** begin SUPPLIED ENTRIES **

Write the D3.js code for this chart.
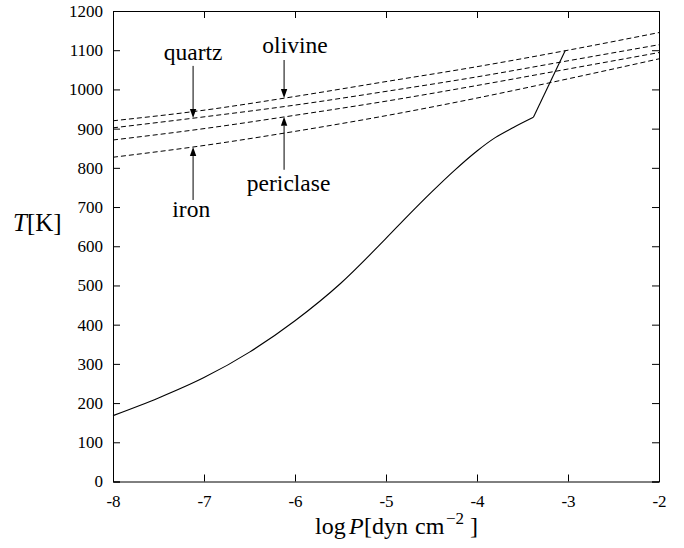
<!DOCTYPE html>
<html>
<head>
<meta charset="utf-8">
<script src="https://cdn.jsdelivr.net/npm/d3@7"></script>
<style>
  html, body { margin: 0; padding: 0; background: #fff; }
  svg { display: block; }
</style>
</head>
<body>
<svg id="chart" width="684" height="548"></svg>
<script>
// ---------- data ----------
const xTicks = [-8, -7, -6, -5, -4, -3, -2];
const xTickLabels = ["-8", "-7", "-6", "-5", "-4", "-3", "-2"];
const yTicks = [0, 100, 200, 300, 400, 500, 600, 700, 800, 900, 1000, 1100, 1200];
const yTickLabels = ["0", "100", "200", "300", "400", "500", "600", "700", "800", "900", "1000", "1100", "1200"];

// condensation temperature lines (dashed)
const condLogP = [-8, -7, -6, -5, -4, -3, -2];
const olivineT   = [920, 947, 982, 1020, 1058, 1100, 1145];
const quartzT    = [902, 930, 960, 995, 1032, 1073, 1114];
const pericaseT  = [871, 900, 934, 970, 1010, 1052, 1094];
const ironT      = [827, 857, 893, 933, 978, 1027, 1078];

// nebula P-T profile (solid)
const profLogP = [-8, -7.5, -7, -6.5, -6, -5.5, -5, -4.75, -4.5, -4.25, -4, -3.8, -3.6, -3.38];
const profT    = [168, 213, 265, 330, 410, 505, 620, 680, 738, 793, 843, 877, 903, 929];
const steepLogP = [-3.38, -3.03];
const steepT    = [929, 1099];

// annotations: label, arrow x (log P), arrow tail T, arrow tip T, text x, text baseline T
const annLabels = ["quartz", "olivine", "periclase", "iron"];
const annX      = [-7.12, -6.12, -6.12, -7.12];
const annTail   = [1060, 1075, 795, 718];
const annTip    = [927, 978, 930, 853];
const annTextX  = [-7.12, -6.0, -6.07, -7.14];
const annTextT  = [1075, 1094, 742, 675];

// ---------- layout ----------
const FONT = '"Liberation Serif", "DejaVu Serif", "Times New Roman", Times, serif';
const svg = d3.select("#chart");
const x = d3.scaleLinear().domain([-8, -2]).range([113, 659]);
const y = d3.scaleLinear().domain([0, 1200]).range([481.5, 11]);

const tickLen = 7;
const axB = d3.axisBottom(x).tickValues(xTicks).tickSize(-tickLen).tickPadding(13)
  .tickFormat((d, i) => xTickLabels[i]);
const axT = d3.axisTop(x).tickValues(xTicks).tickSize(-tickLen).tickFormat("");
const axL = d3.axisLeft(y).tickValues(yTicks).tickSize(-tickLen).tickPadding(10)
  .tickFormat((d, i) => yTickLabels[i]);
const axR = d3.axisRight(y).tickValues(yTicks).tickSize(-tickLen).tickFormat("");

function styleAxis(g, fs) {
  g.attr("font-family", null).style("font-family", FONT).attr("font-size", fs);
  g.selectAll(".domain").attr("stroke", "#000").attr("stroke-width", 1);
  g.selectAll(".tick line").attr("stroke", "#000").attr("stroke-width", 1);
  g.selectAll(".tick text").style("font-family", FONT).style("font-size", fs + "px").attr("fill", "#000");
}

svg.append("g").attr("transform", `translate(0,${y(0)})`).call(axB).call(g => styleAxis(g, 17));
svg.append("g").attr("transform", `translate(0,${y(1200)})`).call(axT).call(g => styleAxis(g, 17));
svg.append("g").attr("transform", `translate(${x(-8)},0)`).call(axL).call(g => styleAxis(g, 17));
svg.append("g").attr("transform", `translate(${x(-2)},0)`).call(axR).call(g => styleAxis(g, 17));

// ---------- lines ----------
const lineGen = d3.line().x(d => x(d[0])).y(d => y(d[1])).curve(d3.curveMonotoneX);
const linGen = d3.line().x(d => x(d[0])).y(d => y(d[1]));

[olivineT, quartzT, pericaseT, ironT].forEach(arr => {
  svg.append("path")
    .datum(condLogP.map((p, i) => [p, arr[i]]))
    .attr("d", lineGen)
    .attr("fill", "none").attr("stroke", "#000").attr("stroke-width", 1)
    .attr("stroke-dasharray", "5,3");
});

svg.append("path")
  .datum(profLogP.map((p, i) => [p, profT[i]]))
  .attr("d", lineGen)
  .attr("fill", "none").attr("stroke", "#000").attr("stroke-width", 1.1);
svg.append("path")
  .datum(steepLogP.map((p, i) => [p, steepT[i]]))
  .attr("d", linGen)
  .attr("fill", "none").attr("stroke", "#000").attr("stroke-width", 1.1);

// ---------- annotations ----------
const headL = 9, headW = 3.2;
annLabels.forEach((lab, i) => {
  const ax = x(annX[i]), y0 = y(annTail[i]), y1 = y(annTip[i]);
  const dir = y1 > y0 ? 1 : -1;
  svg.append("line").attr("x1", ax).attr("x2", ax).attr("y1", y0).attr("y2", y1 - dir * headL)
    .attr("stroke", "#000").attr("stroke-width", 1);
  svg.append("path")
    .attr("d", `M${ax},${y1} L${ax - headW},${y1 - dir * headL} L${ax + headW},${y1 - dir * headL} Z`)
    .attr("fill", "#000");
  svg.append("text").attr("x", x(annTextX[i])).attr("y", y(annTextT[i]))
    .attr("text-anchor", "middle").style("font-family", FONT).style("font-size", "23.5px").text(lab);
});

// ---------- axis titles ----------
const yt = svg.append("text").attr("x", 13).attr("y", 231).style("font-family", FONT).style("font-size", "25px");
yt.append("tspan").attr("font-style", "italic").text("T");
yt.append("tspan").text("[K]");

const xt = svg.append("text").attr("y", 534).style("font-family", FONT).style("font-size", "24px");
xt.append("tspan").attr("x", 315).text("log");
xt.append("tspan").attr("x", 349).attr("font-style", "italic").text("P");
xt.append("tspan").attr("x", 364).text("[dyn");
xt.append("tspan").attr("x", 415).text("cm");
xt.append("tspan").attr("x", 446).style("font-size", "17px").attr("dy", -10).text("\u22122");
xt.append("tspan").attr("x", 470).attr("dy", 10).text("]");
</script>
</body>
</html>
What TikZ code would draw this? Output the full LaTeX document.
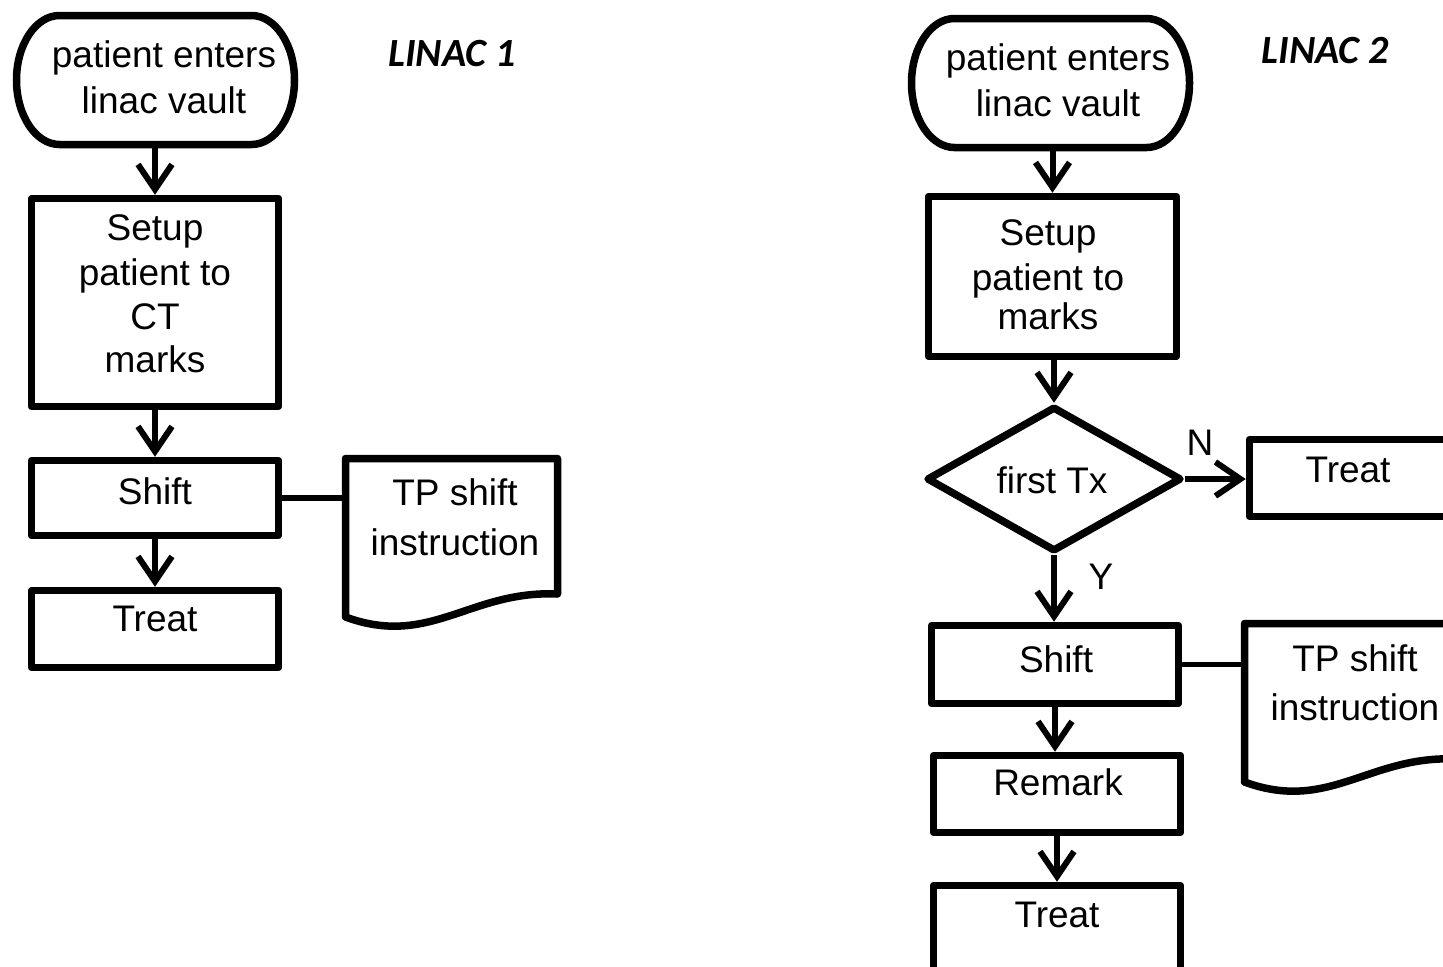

** end SUPPLIED ENTRIES **

▸ **DO THIS**
Take the listing above and restate it word for word, without its pictures.

▸ **THE REPLY**
Write the D3.js code for this chart.
<!DOCTYPE html>
<html>
<head>
<meta charset="utf-8">
<script src="https://cdn.jsdelivr.net/npm/d3@7"></script>
<style>
  html, body { margin: 0; padding: 0; background: #fff; }
  svg { display: block; }
</style>
</head>
<body>
<svg id="chart" width="684" height="548"></svg>
<script>
// ---------- data ----------
const xTicks = [-8, -7, -6, -5, -4, -3, -2];
const xTickLabels = ["-8", "-7", "-6", "-5", "-4", "-3", "-2"];
const yTicks = [0, 100, 200, 300, 400, 500, 600, 700, 800, 900, 1000, 1100, 1200];
const yTickLabels = ["0", "100", "200", "300", "400", "500", "600", "700", "800", "900", "1000", "1100", "1200"];

// condensation temperature lines (dashed)
const condLogP = [-8, -7, -6, -5, -4, -3, -2];
const olivineT   = [920, 947, 982, 1020, 1058, 1100, 1145];
const quartzT    = [902, 930, 960, 995, 1032, 1073, 1114];
const pericaseT  = [871, 900, 934, 970, 1010, 1052, 1094];
const ironT      = [827, 857, 893, 933, 978, 1027, 1078];

// nebula P-T profile (solid)
const profLogP = [-8, -7.5, -7, -6.5, -6, -5.5, -5, -4.75, -4.5, -4.25, -4, -3.8, -3.6, -3.38];
const profT    = [168, 213, 265, 330, 410, 505, 620, 680, 738, 793, 843, 877, 903, 929];
const steepLogP = [-3.38, -3.03];
const steepT    = [929, 1099];

// annotations: label, arrow x (log P), arrow tail T, arrow tip T, text x, text baseline T
const annLabels = ["quartz", "olivine", "periclase", "iron"];
const annX      = [-7.12, -6.12, -6.12, -7.12];
const annTail   = [1060, 1075, 795, 718];
const annTip    = [927, 978, 930, 853];
const annTextX  = [-7.12, -6.0, -6.07, -7.14];
const annTextT  = [1075, 1094, 742, 675];

// ---------- layout ----------
const FONT = '"Liberation Serif", "DejaVu Serif", "Times New Roman", Times, serif';
const svg = d3.select("#chart");
const x = d3.scaleLinear().domain([-8, -2]).range([113, 659]);
const y = d3.scaleLinear().domain([0, 1200]).range([481.5, 11]);

const tickLen = 7;
const axB = d3.axisBottom(x).tickValues(xTicks).tickSize(-tickLen).tickPadding(13)
  .tickFormat((d, i) => xTickLabels[i]);
const axT = d3.axisTop(x).tickValues(xTicks).tickSize(-tickLen).tickFormat("");
const axL = d3.axisLeft(y).tickValues(yTicks).tickSize(-tickLen).tickPadding(10)
  .tickFormat((d, i) => yTickLabels[i]);
const axR = d3.axisRight(y).tickValues(yTicks).tickSize(-tickLen).tickFormat("");

function styleAxis(g, fs) {
  g.attr("font-family", null).style("font-family", FONT).attr("font-size", fs);
  g.selectAll(".domain").attr("stroke", "#000").attr("stroke-width", 1);
  g.selectAll(".tick line").attr("stroke", "#000").attr("stroke-width", 1);
  g.selectAll(".tick text").style("font-family", FONT).style("font-size", fs + "px").attr("fill", "#000");
}

svg.append("g").attr("transform", `translate(0,${y(0)})`).call(axB).call(g => styleAxis(g, 17));
svg.append("g").attr("transform", `translate(0,${y(1200)})`).call(axT).call(g => styleAxis(g, 17));
svg.append("g").attr("transform", `translate(${x(-8)},0)`).call(axL).call(g => styleAxis(g, 17));
svg.append("g").attr("transform", `translate(${x(-2)},0)`).call(axR).call(g => styleAxis(g, 17));

// ---------- lines ----------
const lineGen = d3.line().x(d => x(d[0])).y(d => y(d[1])).curve(d3.curveMonotoneX);
const linGen = d3.line().x(d => x(d[0])).y(d => y(d[1]));

[olivineT, quartzT, pericaseT, ironT].forEach(arr => {
  svg.append("path")
    .datum(condLogP.map((p, i) => [p, arr[i]]))
    .attr("d", lineGen)
    .attr("fill", "none").attr("stroke", "#000").attr("stroke-width", 1)
    .attr("stroke-dasharray", "5,3");
});

svg.append("path")
  .datum(profLogP.map((p, i) => [p, profT[i]]))
  .attr("d", lineGen)
  .attr("fill", "none").attr("stroke", "#000").attr("stroke-width", 1.1);
svg.append("path")
  .datum(steepLogP.map((p, i) => [p, steepT[i]]))
  .attr("d", linGen)
  .attr("fill", "none").attr("stroke", "#000").attr("stroke-width", 1.1);

// ---------- annotations ----------
const headL = 9, headW = 3.2;
annLabels.forEach((lab, i) => {
  const ax = x(annX[i]), y0 = y(annTail[i]), y1 = y(annTip[i]);
  const dir = y1 > y0 ? 1 : -1;
  svg.append("line").attr("x1", ax).attr("x2", ax).attr("y1", y0).attr("y2", y1 - dir * headL)
    .attr("stroke", "#000").attr("stroke-width", 1);
  svg.append("path")
    .attr("d", `M${ax},${y1} L${ax - headW},${y1 - dir * headL} L${ax + headW},${y1 - dir * headL} Z`)
    .attr("fill", "#000");
  svg.append("text").attr("x", x(annTextX[i])).attr("y", y(annTextT[i]))
    .attr("text-anchor", "middle").style("font-family", FONT).style("font-size", "23.5px").text(lab);
});

// ---------- axis titles ----------
const yt = svg.append("text").attr("x", 13).attr("y", 231).style("font-family", FONT).style("font-size", "25px");
yt.append("tspan").attr("font-style", "italic").text("T");
yt.append("tspan").text("[K]");

const xt = svg.append("text").attr("y", 534).style("font-family", FONT).style("font-size", "24px");
xt.append("tspan").attr("x", 315).text("log");
xt.append("tspan").attr("x", 349).attr("font-style", "italic").text("P");
xt.append("tspan").attr("x", 364).text("[dyn");
xt.append("tspan").attr("x", 415).text("cm");
xt.append("tspan").attr("x", 446).style("font-size", "17px").attr("dy", -10).text("\u22122");
xt.append("tspan").attr("x", 470).attr("dy", 10).text("]");
</script>
</body>
</html>
What TikZ code would draw this? Output the full LaTeX document.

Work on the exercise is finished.